Neighbors who live along the 5100 block of Poplar Glen Dr. spent Tuesday night watching water rise in their backyards.
Chris Whitaker had water run through his garage and seep into his dining room.
"Last night, it was very bad," Whitaker said. "It was probably the worst we've seen in many years since we've been here. But this is a regular occurrence when it rains hard."
Whitaker's backyard is the meeting point for a ditch that carries water from a nearby development and a pipe that carries water from his street. When it rains hard like it did on Tuesday, Whitaker said, the ditch is overwhelmed and water goes everywhere.
"Basically, we sit and pray," Whitaker said his family does every time there's a heavy rain.
Down the street, Lana Elsby spent Wednesday morning surveying the piles of tree branches and debris that had floated into her backyard.
The ditch is deeper and wider in her backyard than it is in Whitaker's. That means more room for large debris to flow through. Elsby said that causes a problem when the debris hits her fence and the ditch narrows in her neighbor's backyard.
She estimates the damage to her fence and other parts of her yard to be in the hundreds of dollars from debris dragged in by flood waters over the years.
The problem has gotten so bad, she said, that she and her family are hoping to sell their house and move.

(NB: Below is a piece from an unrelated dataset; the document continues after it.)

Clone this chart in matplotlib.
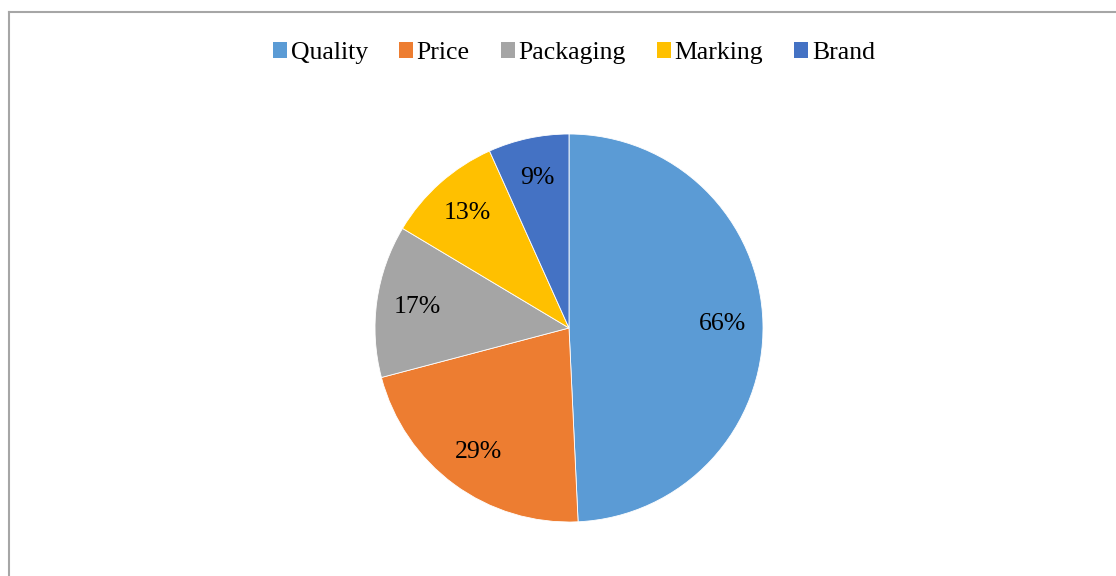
import matplotlib
matplotlib.use('Agg')
import matplotlib.pyplot as plt
from matplotlib.lines import Line2D
from matplotlib.patches import Patch

plt.rcParams['font.family'] = ['Liberation Serif', 'DejaVu Serif']

# data
categories = ['Quality', 'Price', 'Packaging', 'Marking', 'Brand']
values = [66, 29, 17, 13, 9]
pct_labels = ['66%', '29%', '17%', '13%', '9%']
colors = ['#5B9BD5', '#ED7D31', '#A5A5A5', '#FFC000', '#4472C4']

fig = plt.figure(figsize=(11.16, 5.76), dpi=100)

# chart area border (left and top only visible)
fig.add_artist(Line2D([9 / 1116, 9 / 1116], [0, 1 - 12 / 576], color='#a6a6a6', lw=1.5))
fig.add_artist(Line2D([9 / 1116, 1], [1 - 12 / 576, 1 - 12 / 576], color='#a6a6a6', lw=1.5))

ax = fig.add_axes([375 / 1116, 54 / 576, 388 / 1116, 388 / 576])
lab_iter = iter(pct_labels)
wedges, _, autotexts = ax.pie(
    values, colors=colors, startangle=90, counterclock=False,
    autopct=lambda p: next(lab_iter), pctdistance=0.79,
    wedgeprops=dict(edgecolor='white', linewidth=0.6),
    textprops=dict(fontsize=18.5, color='black'),
)
ax.set_xlim(-1, 1)
ax.set_ylim(-1, 1)
ax.set_aspect('equal')
ax.axis('off')

handles = [Patch(facecolor=c, edgecolor='none') for c in colors]
fig.legend(handles, categories, loc='center', bbox_to_anchor=(574 / 1116, 1 - 53 / 576),
           ncol=5, frameon=False, fontsize=18.5, handlelength=0.55, handleheight=0.55,
           handletextpad=0.15, columnspacing=1.2)

fig.savefig('out.png', dpi=100)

Elsby said the problem persists despite the fact that she has reached out to the Town of Indian Trail for help several times over the years.
One time, she said, a city employee came out but said there wasn't much that could be done.
Chris Whitaker, who lives down the street, said he signed a document when he moved in that said he could not make any modifications to the ditch. He wishes he hadn't signed that document now, he said, so that he could pay to have the ditch widened to accommodate additional storm water runoff.
The neighbors' problems persist despite the fact that each family pays a monthly storm water fee of between $3.54 and $4.24.
A town spokesman said nobody with the town was willing to answer questions about the ditch. He refused to answer questions about why nothing had been done to alleviate the residents' flooding problems.
Whitaker, who now has to pay to replace his damaged dining room floor, said the problem goes beyond the physical costs of making repairs and cleaning up every time there's a heavy rain.
"What you can't put a dollar value on is the sleepless nights when you get up and it's storming at 2 a.m. and you're watching the water rise wondering 'is today the day?'" he said.